=== Excerpted records ===
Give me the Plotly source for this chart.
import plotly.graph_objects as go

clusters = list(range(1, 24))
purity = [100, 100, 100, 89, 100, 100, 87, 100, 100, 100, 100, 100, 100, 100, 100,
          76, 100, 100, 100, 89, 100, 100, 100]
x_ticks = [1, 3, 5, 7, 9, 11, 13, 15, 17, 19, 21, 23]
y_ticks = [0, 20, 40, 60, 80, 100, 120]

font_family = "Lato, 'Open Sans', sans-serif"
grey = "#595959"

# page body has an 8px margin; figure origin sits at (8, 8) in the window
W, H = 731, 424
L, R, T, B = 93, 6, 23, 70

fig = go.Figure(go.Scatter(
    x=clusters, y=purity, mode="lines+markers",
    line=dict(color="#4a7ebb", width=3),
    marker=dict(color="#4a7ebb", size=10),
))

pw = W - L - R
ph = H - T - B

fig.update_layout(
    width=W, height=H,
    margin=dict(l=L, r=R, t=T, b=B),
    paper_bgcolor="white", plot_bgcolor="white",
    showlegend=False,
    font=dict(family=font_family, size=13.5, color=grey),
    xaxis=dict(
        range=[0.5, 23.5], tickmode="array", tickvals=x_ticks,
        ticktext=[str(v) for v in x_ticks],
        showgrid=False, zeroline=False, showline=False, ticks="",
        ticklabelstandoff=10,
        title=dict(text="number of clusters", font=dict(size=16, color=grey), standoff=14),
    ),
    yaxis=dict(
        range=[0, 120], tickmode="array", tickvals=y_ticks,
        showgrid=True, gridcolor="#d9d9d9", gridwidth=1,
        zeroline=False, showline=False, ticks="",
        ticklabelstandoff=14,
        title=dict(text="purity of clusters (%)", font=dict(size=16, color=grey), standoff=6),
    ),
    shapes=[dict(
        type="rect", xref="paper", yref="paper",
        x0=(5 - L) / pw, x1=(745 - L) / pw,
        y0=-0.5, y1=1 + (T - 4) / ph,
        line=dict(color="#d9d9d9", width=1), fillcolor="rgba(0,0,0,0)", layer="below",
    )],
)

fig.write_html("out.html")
===
=== Excerpted records ===
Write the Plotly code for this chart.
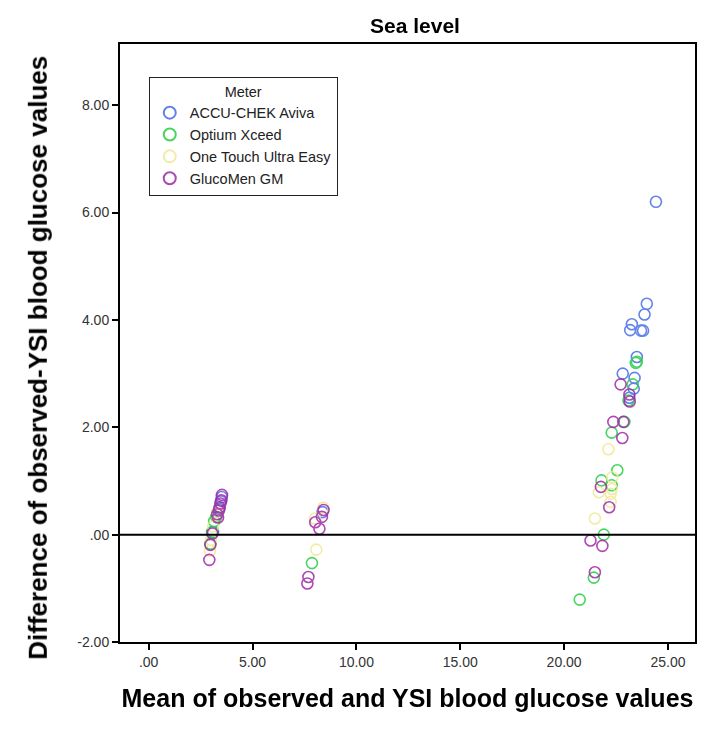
===
Reproduce only the lines from the one containing "Give me the Plotly source for this chart." through the one containing "import plotly.graph_objects as go", inclusive of both.

Give me the Plotly source for this chart.
import plotly.graph_objects as go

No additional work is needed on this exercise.